Fall into Paradise commence avec une minuscule lumière au fond d’une immensité aquatique. Peu à peu, cette lumière grandit et devient un couple enlacé se rapprochant de nous, et qui soudain crève la surface de l’eau violemment, puis flotte paisiblement. Becoming light est un ballet érotique sous-marin qui finit en noyade. Lovers’ Path montre les deux amants aux corps indistincts émerger de la forêt sombre, accéder petit à petit à la lumière, à la matérialité, et s’enfoncer main dans la main dans la mer, vers la noyade.
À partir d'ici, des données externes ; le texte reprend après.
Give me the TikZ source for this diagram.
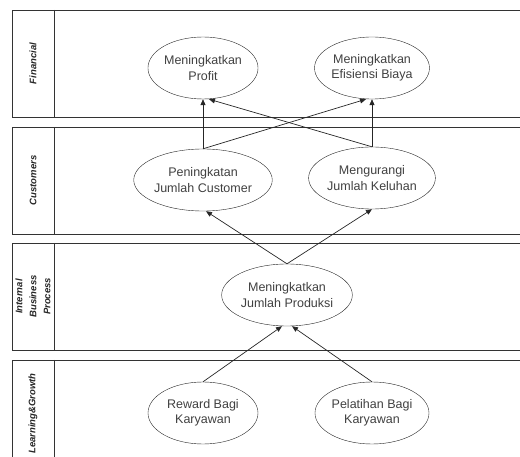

Passage into Night, une femme vêtue de longues robes et coiffée d’un voile, marche sur une terre surchauffée; dans un mirage, ses formes ondulent dans l’air déformé par la chaleur. Pendant 50 minutes, elle se rapproche, devient petit à petit reconnaissable, puis son corps occupe tout l’écran, sa robe noire obscurcit tout, on ne voit plus rien.

L’Ascension de Tristan et celle d’Yseult, la première est l’ascension d’un corps mort, étendu sur une pierre tombale et qu’une cascade d’eau ascendante projette vers le ciel: l’anti-gravité fait jaillir l’eau de plus en plus fort, le corps peu à peu se soulève, s’arrache à la pierre, se cambre et s’envole : ascension-résurrection. Le corps d’Yseult, lui, évolue sous l’eau, laissant derrière lui une traînée de bulles d’air, disparaissant dans les abysses.Des vidéos mystérieuses, envoûtantes, sur la vie et la mort, sur la passion et l’esprit. Pas de narration autre que celle de Wagner, c’est un travail presque abstrait sur la perte de l’autre. On y reste des heures, croyez-moi.